Commoditisation is almost always a positioning problem, not a product problem. When buyers cannot see a clear difference between providers, they default to comparing on price — because price is the only visible variable. The exit from a commoditised market is hyper-specialisation: narrowing your target audience until you become the obvious specialist for a specific segment, rather than a generic option for everyone. In Singapore, this might mean shifting from 'IT support for SMEs' to 'IT security and compliance for Singapore financial services firms with 20–200 staff.' The narrowing feels like losing market. In practice it produces higher pricing, stronger referrals, and faster sales cycles.
What is the fastest brand differentiation win for a Singapore SME right now?
Rewrite the hero section of your website homepage. Most Singapore SME websites open with something generic: 'Your trusted partner for [category] solutions.' Replace it with a specific, opinionated positioning statement that names your ideal client, names the problem you solve, and names what makes you different. Run it past three of your best existing clients to confirm it resonates. This single change can improve inbound lead quality within weeks — not because you changed your product, but because you changed the clarity of the signal you are sending to exactly the right prospects.
Should a Singapore SME try to differentiate on price?

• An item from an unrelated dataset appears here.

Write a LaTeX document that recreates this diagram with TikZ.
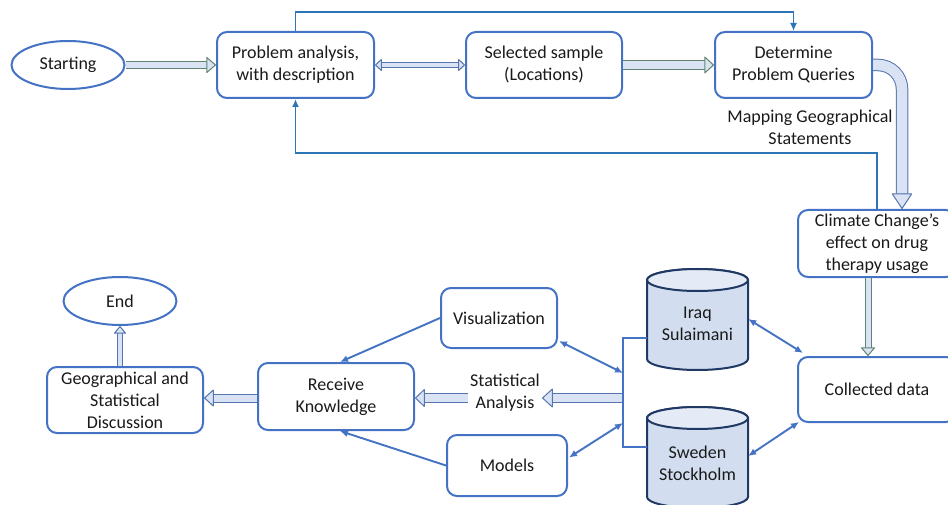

Only if lowest price is a permanent, defensible strategic position — which it almost never is for a service business. Price differentiation is easily matched. When a competitor drops their price, your differentiation disappears overnight. The durable differentiation positions are expertise, outcome, and approach — all of which are harder to copy and compound over time. In Singapore's SME market, where word-of-mouth and referral networks are the primary distribution mechanism, being known as the specialist who gets a specific result is far more valuable than being known as the cheapest option. Cheap clients refer cheap clients. Premium clients refer premium clients.